Lembro-me perfeitamente desse debate, que, aliás, foi muito interessante e em que os principais protagonistas desse processo foram os primeiros a dizer que não tinham condições nem estavam preparados para assumir tal responsabilidade. Portanto, a tibieza não deriva de preconceitos teoricistas, ideológicos e filosófico-normativos, mas sim do realismo da sociedade civil que temos. Aliás, em termos institucionais estão perfeitamente contempladas situações que vão desde a existência de um Provedor de Justiça omnicompreensivo até ao direito de acção popular, que, se for consagrado nos termos em que o PS o propõe, apenas terá de se fazer um esforço de conjunto - porque ninguém é dono da verdade absoluta neste domínio - e consagrar no plano do direito ordinário um regime jurídico de acção popular que torne esse mecanismo mais eficaz do que o foi até à data.

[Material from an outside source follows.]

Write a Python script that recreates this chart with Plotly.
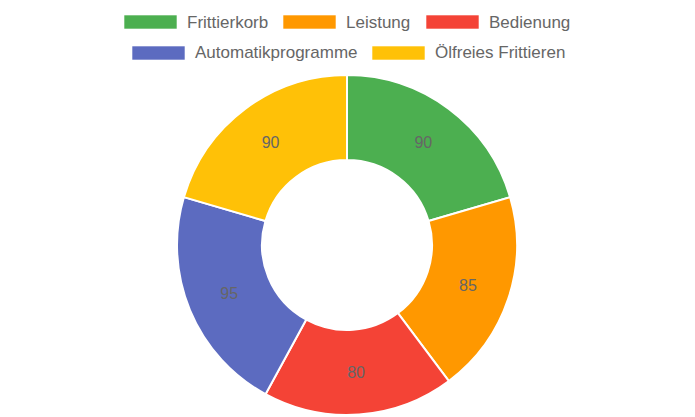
import plotly.graph_objects as go

categories = ["Frittierkorb", "Leistung", "Bedienung", "Automatikprogramme", "Ölfreies Frittieren"]
values = [90, 85, 80, 95, 90]
colors = ["#4CAF50", "#FF9800", "#F44336", "#5C6BC0", "#FFC107"]

W, H = 695, 417
FONT = "Liberation Sans, Arial, sans-serif"
TXT = "#666666"

fig = go.Figure()
cx, cy, R = 347, 245, 170
fig.add_trace(go.Pie(
    labels=categories, values=values, sort=False, direction="clockwise", rotation=0,
    hole=0.5, marker=dict(colors=colors, line=dict(color="white", width=2)),
    textinfo="value", textposition="inside", insidetextorientation="horizontal",
    textfont=dict(family=FONT, size=16, color=TXT),
    domain=dict(x=[(cx - R) / W, (cx + R) / W], y=[1 - (cy + R) / H, 1 - (cy - R) / H]),
    showlegend=False,
))

# custom legend (Chart.js style wide boxes)
legend_rows = [
    [(0, 124), (1, 283), (2, 426)],
    [(3, 132), (4, 372)],
]
row_y = [22, 53]
shapes, annotations = [], []
for r, row in enumerate(legend_rows):
    yc = row_y[r]
    for idx, x0 in row:
        shapes.append(dict(type="rect", xref="paper", yref="paper",
                           x0=x0 / W, x1=(x0 + 53) / W,
                           y0=1 - (yc + 7) / H, y1=1 - (yc - 7) / H,
                           fillcolor=colors[idx], line=dict(color="rgba(255,255,255,0.6)", width=1)))
        annotations.append(dict(xref="paper", yref="paper", x=(x0 + 61) / W, y=1 - yc / H,
                                text=categories[idx], showarrow=False, xanchor="left", yanchor="middle",
                                font=dict(family=FONT, size=17, color=TXT)))

fig.update_layout(
    width=W, height=H, margin=dict(l=0, r=0, t=0, b=0),
    paper_bgcolor="white", plot_bgcolor="white",
    shapes=shapes, annotations=annotations,
)
fig.write_html("out.html")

O Sr. Presidente: - Tem a palavra o Sr. Deputado Herculano Pombo.

O Sr. Herculano Pombo (PEV): - Sr. Deputado António Vitorino, não quero sair do debate sem, de algum modo, contraditar algumas das afirmações que foram proferidas por V. Exa.

De facto, não se trata neste caso de criar um promotor ecológico para cada grupo específico. Não está em causa - repito - a criação de uma figura que vá proteger aqueles que se reclamam, designadamente, da área do ambientalismo ou do ecologismo. Não é, pois, isso o cerne da questão. Portanto, penso que é indevida a comparação que se faz com o promotor da criança, das mulheres, dos consumidores, etc. São grupos específicos, embora todos saibamos que o grupo dos consumidores é tão alargado como o universo dos cidadãos.

Em suma, a questão ambiental tem natureza global; tem a ver com os cidadãos que habitam neste momento determinado espaço, com aqueles que o virão a fazer no futuro e também com aqueles que o habitaram anteriormente, cujo património ainda está presente e urge salvaguardar - isto respeita, naturalmente, às questões ambientais e à natureza da paisagem construída -, e tem a ver com outras componentes que não as humanas. Este é, pois, um problema global e não de um grupo específico. Como tal, essa comparação - permita-me a expressão - não é lícita.